Problem statement: Nothing after the line with "Chart.register(...registerables);" belongs in the copy; extract the lines below from the top through that line, pictures left out.

-- begin Source data --

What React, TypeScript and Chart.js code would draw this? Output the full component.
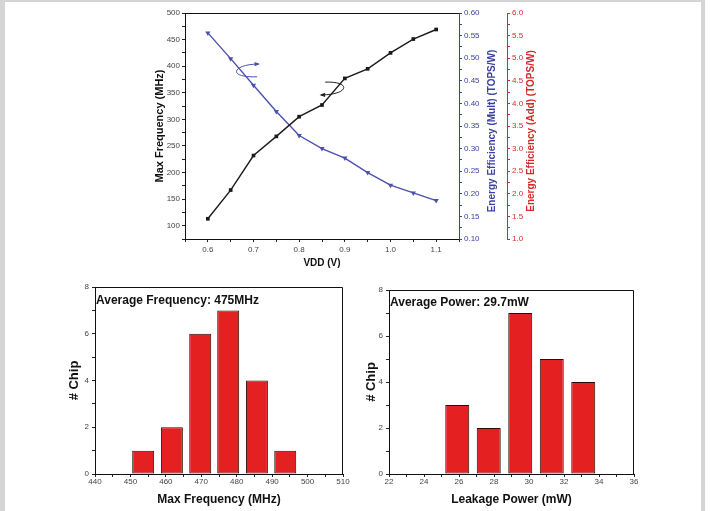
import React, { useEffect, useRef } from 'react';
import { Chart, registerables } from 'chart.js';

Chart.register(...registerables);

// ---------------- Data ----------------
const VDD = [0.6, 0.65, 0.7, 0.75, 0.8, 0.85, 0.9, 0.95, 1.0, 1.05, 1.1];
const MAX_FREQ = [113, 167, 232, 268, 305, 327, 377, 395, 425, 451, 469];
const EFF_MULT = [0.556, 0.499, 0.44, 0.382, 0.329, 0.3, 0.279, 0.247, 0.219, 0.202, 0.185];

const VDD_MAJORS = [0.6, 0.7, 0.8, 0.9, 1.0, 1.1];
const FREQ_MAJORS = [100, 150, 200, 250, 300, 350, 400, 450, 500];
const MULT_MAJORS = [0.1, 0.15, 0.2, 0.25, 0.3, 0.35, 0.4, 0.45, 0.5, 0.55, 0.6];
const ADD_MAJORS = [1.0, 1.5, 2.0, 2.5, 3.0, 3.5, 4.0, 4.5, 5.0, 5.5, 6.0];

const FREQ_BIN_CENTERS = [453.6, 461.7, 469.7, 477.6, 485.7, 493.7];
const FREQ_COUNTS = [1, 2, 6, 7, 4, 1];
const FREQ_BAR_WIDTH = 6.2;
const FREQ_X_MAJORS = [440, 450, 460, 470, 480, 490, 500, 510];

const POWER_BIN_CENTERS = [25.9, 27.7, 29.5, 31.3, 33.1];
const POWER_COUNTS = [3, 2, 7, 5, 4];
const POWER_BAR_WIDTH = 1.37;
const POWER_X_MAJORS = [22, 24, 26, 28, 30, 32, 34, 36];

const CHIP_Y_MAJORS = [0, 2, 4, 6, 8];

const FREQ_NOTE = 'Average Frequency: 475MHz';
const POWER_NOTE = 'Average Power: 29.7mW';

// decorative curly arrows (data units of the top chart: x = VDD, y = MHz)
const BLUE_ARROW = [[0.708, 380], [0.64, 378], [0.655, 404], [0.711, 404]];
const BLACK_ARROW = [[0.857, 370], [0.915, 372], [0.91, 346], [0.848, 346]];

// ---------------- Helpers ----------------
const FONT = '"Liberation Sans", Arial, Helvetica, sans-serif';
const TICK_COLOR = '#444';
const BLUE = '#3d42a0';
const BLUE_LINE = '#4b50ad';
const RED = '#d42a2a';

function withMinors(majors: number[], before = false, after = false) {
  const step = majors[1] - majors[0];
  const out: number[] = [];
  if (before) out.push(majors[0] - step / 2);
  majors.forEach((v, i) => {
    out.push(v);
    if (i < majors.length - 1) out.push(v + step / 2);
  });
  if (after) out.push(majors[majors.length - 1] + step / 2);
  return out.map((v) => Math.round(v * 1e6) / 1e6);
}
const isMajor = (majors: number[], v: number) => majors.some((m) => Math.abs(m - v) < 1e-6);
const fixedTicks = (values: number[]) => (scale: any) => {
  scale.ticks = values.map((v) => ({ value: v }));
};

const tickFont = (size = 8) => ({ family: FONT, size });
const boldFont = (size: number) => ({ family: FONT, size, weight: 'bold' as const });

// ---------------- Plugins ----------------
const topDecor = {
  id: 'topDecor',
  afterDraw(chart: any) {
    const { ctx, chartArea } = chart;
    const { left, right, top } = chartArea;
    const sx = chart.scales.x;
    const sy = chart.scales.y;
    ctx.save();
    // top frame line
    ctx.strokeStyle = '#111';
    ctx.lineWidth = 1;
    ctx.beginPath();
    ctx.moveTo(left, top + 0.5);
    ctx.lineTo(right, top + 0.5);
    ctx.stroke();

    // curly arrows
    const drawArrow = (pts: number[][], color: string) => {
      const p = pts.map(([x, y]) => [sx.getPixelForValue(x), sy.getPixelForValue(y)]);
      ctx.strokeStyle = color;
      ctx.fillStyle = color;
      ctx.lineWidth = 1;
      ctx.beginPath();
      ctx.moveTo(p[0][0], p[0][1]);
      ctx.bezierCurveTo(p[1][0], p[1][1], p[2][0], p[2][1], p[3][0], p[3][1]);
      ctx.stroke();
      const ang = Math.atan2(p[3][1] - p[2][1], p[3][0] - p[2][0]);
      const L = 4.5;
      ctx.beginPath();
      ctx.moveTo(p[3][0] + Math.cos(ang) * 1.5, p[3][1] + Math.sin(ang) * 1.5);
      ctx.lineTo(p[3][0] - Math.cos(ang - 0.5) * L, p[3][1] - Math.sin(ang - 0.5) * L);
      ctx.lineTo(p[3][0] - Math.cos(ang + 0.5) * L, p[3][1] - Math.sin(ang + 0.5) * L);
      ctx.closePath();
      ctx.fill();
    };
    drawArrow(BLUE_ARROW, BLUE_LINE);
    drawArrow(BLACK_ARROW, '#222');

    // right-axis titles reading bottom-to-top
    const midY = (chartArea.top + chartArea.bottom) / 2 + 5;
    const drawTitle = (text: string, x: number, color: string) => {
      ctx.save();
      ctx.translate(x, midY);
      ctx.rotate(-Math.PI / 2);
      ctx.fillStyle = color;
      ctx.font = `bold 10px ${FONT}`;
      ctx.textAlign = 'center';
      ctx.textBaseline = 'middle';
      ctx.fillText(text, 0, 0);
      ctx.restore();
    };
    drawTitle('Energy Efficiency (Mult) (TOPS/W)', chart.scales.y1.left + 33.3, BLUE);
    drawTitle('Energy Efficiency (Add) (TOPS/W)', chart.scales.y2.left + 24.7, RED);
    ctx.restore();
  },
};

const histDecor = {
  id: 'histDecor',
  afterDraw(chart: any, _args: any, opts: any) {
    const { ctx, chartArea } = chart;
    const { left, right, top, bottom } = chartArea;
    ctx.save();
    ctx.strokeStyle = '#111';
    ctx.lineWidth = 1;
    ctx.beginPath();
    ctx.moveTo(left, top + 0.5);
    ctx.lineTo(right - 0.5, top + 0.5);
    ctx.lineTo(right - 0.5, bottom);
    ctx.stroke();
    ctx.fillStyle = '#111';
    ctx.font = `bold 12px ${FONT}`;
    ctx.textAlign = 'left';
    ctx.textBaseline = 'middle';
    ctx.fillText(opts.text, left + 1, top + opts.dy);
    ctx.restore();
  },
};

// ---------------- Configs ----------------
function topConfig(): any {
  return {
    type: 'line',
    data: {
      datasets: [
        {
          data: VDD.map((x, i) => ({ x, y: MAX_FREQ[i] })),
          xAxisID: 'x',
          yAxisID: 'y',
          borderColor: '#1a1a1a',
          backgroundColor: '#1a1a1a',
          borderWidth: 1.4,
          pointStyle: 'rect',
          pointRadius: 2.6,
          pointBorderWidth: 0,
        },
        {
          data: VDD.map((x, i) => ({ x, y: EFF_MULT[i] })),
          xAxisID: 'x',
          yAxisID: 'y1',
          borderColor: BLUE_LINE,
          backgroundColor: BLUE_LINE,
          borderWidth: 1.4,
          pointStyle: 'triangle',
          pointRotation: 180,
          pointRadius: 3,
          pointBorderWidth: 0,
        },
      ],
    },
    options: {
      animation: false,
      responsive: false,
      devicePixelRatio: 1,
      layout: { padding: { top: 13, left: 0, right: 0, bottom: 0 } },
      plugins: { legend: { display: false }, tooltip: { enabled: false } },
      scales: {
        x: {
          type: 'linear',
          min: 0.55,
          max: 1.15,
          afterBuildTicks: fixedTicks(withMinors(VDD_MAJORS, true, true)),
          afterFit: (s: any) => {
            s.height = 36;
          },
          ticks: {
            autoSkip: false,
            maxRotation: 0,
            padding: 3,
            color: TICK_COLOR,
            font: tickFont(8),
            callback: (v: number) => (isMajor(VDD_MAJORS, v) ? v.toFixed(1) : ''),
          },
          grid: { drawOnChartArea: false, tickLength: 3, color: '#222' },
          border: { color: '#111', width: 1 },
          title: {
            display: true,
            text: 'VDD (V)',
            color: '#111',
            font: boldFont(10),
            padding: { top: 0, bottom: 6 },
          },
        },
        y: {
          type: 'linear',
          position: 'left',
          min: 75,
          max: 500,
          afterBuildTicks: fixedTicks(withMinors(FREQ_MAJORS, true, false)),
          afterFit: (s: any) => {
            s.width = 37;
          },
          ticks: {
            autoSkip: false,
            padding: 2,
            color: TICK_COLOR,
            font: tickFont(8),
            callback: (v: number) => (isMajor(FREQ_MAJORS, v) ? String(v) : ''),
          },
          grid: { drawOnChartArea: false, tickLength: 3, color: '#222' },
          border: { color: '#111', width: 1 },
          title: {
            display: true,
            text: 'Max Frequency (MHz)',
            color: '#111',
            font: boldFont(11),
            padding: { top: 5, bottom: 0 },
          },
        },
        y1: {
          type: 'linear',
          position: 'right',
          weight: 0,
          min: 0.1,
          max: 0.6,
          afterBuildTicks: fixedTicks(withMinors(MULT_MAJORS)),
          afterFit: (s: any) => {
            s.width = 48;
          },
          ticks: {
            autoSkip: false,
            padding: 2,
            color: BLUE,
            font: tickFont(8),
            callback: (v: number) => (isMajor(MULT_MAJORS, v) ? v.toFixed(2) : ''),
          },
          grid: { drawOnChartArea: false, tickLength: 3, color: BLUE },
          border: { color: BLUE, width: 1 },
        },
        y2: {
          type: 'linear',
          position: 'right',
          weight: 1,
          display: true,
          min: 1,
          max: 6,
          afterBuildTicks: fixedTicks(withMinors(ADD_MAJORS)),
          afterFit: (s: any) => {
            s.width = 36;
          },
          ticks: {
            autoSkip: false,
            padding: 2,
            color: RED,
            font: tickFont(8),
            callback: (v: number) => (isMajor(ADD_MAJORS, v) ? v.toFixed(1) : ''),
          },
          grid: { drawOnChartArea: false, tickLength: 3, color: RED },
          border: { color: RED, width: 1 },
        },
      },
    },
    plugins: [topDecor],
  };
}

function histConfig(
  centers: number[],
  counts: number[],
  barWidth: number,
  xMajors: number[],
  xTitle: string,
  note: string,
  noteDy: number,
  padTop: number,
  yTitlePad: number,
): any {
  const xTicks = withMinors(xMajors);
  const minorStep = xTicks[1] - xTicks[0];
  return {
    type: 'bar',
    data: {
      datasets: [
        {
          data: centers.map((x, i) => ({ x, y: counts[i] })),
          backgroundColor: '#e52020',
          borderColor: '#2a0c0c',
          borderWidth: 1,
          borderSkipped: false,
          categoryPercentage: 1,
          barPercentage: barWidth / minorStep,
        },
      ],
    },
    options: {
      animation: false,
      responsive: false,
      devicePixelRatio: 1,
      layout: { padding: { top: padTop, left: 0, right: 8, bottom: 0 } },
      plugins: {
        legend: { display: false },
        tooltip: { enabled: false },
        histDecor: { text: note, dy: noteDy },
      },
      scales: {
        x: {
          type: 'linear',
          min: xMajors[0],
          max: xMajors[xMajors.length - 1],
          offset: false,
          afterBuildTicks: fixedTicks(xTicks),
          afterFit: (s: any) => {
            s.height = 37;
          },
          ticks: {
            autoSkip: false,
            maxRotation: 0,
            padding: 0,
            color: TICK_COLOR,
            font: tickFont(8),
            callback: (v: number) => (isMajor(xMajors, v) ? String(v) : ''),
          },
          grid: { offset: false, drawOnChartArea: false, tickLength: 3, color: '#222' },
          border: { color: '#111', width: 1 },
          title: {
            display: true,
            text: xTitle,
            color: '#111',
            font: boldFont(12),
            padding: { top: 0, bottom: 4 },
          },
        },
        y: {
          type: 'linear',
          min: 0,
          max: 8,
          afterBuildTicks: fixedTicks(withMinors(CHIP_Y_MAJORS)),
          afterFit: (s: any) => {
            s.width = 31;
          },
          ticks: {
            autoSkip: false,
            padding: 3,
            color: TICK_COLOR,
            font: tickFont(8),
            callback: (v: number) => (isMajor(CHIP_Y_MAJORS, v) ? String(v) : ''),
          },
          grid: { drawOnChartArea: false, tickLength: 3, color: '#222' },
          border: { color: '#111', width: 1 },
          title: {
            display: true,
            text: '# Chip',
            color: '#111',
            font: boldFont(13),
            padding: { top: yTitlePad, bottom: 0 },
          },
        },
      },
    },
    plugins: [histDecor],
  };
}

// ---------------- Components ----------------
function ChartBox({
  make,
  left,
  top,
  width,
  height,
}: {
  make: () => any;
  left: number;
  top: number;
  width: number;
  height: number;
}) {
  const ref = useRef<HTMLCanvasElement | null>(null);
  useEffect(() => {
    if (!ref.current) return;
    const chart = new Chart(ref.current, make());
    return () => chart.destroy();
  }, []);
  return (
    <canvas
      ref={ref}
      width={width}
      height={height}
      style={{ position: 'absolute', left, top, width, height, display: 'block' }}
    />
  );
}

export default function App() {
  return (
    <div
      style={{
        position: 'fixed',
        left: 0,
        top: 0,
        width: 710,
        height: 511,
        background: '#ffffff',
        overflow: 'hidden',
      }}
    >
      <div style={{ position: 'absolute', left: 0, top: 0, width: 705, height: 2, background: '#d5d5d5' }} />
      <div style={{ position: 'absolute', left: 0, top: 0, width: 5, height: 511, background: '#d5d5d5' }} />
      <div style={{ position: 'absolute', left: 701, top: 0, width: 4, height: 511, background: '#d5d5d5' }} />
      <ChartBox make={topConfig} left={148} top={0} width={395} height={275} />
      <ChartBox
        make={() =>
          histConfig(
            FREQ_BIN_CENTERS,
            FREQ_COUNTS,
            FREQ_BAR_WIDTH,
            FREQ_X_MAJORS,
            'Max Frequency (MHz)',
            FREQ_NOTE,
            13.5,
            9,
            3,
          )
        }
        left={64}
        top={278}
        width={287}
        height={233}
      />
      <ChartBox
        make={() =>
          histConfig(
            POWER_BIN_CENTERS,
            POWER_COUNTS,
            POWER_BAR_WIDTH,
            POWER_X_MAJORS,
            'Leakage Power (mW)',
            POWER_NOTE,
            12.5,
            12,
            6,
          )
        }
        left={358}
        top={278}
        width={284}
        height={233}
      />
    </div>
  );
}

-- end Source data --

Result for this exercise:
What React, TypeScript and Chart.js code would draw this? Output the full component.
import React, { useEffect, useRef } from 'react';
import { Chart, registerables } from 'chart.js';

Chart.register(...registerables);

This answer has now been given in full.